WRITTEN TASK:
Pick out all lines of the entries that include the word "drawn" and copy them.

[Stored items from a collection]
>>>

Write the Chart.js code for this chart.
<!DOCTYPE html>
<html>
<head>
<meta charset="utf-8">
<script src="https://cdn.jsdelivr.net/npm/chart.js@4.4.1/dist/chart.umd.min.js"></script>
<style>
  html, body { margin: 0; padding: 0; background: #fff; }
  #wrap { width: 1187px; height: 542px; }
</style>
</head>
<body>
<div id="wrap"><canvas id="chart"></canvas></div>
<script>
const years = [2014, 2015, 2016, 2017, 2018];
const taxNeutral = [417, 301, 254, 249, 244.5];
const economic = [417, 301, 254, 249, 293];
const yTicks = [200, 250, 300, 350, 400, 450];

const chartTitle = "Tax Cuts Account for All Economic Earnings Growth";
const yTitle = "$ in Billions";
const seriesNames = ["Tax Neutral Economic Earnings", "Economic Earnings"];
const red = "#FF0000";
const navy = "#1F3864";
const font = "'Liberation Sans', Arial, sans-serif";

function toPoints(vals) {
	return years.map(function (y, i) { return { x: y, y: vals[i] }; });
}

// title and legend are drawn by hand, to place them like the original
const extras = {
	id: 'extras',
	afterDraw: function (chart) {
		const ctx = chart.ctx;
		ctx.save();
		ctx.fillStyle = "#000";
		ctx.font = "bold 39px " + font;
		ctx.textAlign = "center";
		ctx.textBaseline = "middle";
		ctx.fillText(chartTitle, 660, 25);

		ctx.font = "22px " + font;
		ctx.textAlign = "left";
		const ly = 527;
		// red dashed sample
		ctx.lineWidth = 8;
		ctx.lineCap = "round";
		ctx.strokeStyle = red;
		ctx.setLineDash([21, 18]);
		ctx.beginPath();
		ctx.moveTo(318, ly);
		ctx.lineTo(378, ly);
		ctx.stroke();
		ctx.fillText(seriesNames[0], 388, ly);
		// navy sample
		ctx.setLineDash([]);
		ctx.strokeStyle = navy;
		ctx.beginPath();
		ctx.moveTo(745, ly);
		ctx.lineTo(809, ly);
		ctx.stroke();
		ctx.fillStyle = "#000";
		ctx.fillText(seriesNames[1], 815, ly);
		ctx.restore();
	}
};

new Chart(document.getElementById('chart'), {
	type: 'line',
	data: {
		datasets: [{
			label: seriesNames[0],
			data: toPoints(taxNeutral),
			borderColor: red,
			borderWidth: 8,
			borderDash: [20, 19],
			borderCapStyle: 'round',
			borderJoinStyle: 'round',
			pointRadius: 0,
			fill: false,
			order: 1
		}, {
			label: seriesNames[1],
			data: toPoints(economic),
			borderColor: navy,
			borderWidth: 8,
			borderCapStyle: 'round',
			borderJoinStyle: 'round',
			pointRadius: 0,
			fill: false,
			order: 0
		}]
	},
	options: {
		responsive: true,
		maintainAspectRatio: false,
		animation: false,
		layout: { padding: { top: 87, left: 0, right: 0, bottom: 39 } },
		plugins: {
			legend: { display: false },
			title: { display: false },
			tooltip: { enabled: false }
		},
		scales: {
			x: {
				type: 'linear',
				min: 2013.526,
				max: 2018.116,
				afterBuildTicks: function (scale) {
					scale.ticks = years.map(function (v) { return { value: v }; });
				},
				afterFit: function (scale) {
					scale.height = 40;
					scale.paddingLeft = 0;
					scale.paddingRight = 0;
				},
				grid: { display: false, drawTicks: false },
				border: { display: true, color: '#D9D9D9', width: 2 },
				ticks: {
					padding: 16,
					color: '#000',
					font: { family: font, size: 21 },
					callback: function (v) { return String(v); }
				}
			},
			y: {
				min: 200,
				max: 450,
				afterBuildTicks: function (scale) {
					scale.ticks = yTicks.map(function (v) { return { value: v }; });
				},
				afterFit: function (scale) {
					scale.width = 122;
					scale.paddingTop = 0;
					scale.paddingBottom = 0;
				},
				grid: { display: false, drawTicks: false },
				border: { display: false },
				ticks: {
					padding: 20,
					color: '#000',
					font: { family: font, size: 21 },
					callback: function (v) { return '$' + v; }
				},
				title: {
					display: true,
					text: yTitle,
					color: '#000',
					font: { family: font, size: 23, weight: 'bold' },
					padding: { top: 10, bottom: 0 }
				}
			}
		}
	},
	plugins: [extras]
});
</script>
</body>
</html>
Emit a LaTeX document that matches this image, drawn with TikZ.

<<<

EXERCISE ANSWER:
// title and legend are drawn by hand, to place them like the original
Emit a LaTeX document that matches this image, drawn with TikZ.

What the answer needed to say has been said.